Conversion in Judaism – Part III: How It’s Done

December 10, 2010 at 12:30 am (Judaism)

How to become a Jew is perhaps almost as contentious as the question of “Who is a Jew?” because the two questions are not mutually exclusive. The one informs the other.

Halakhically – that is, according to Jewish law – one becomes a Jew when one follows a certain process. This involves:
1. Learning about Judaism with a rabbi. This is not as easy as it may sound. Learning the history of the Jewish people is indeed important. The history of Jewish people will hopefully teach the potential convert what the future may be for his/her potential future people and himself/herself – he/she learns what he’s/she’s getting into. But this is only part of the picture. One must also learn the many rules, rituals, and laws that will pertain to the potential Jew.

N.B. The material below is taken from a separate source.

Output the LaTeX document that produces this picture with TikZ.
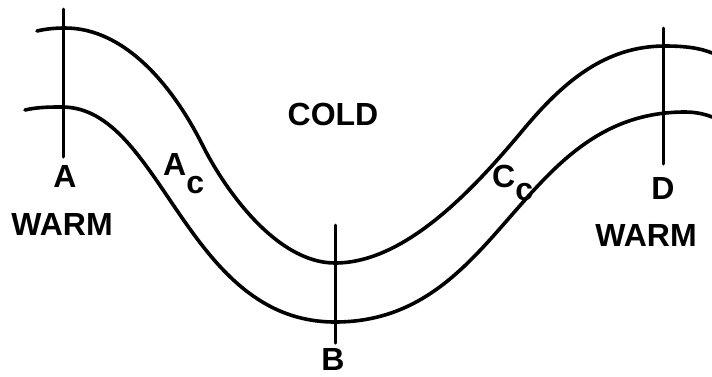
\documentclass[tikz,border=0pt]{standalone}
\usepackage{fontspec}
\setmainfont{Liberation Sans}
\usetikzlibrary{positioning}

\begin{document}
\begin{tikzpicture}[
  x=1pt, y=-1pt,
  front/.style={line width=3.6pt, line cap=round, line join=round},
  section/.style={line width=3pt, line cap=round},
  lbl/.style={font=\fontsize{32}{32}\selectfont\bfseries, inner sep=0pt},
  sublbl/.style={lbl, anchor=base west},
]
\useasboundingbox (0,0) rectangle (712,376);

% === Fronts (the cold band lies between them) ===
% upper one
\draw[front] (37,31) .. controls (45,29) and (55,28) .. (65,28)
  .. controls (125,28) and (173,86) .. (203,146)
  .. controls (223,186) and (275,263) .. (335,263)
  .. controls (405,263) and (473,190) .. (523,130)
  .. controls (563,82) and (605,46) .. (665,46)
  .. controls (685,46) and (700,48) .. (712,53);
% lower one
\draw[front] (25,110) .. controls (38,107) and (50,107) .. (62,107)
  .. controls (162,107) and (185,322) .. (335,322)
  .. controls (502,322) and (518,112) .. (685,112)
  .. controls (695,112) and (705,114) .. (712,117);

% === Cross sections ===
\coordinate (atop) at (63,9);
\coordinate (abot) at (63,157);
\coordinate (btop) at (335,225);
\coordinate (bbot) at (335,343);
\coordinate (dtop) at (663,28);
\coordinate (dbot) at (663,164);

\draw[section] (atop) -- (abot);
\draw[section] (btop) -- (bbot);
\draw[section] (dtop) -- (dbot);

% === Labels ===
\node[lbl, below=8pt of abot, xshift=2pt] (a) {A};
\node[lbl, below=5pt of bbot, xshift=-2pt] (b) {B};
\node[lbl, below=13pt of dbot] (d) {D};

\node[lbl] (warmw) at (62,224) {WARM};
\node[lbl] (warme) at (646,235) {WARM};
\node[lbl] (cold) at (333,114) {COLD};

\node[sublbl] (ac) at (163,175) {A\raisebox{-18pt}{c}};
\node[sublbl] (cc) at (492,187) {C\raisebox{-13pt}{c}};

\end{tikzpicture}
\end{document}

Examples of issues one must become familiar with are the rules of kashrus, the Jewish calendar, the Jewish festivals (and the rituals in each), Jewish prayer, the rules on ritual purity (taharah), and the rules of “family purity” (taharas hamishpokha).

2. The potential convert must indicate he/she knows what he/she is getting into, and evince a continuous desire to become a part of the Jewish people.

3. The potential convert, once prepared, must be examined by a panel of rabbis (beys din), who will ask questions to test him/her, and to make sure he/she is truly accepting the yoke of Heaven (qabbalas ‘ol malkhus shamayim). If he/she passes, the panel approves he/his conversion.

4. Men must undergo circumcision (bris milah if they are not circumcised, or undergo a symbolic bloodletting (<hatafas dam milah).

5. The convert must immerse in a mikvah (tevilah b’miqvah) to become ritually pure.

After all the requirements are met, the beys din will issue a certificate certifying the person’s conversion. The convert is also given (or chooses) a Hebrew name. (For various purposes, Jews use a formula of (Hebrew name) son/daughter (ben/bas) of (father), and sometimes (Hebrew name) son/daughter of (mother). The latter is used mostly for prayers of healing. In such a case, converts will use “Avraham” (Abraham) for the father’s name and “Sarah” for the mother’s name, indicating their spiritual descent from the Patriarch and Matriarch.)

There is also a tradition among Orthodox rabbis to thrice reject a person’s request to begin the process of converting to Judaism. This is to ensure the person really, really wants to become a Jew.

Now, the contentious issue is under whose authority can or ought one to convert? The government of Israel does not recognize conversions done under non-Orthodox rabbis. (In fact, the situation has become worse: the government of Israel recognizes only those US conversions that were under the auspices of a certain list of Orthodox rabbis.) Conversion under Orthodox Judaism is harder, longer, and more intensive. While Conservative and Reform Judaism relaxes some of the requirements, Orthodox Judaism does not. And so the issue remains: are people who convert under a Reform rabbi not really Jews? The Orthodox would say that would be the case. The Reform Jews, understandably and obviously, would be highly offended and would disagree. Orthodox Judaism doesn’t have a monopoly on the definition of a Jew. However, this is what it seems the government of Israel is saying.

In any case, this is how the conversion process works in Judaism.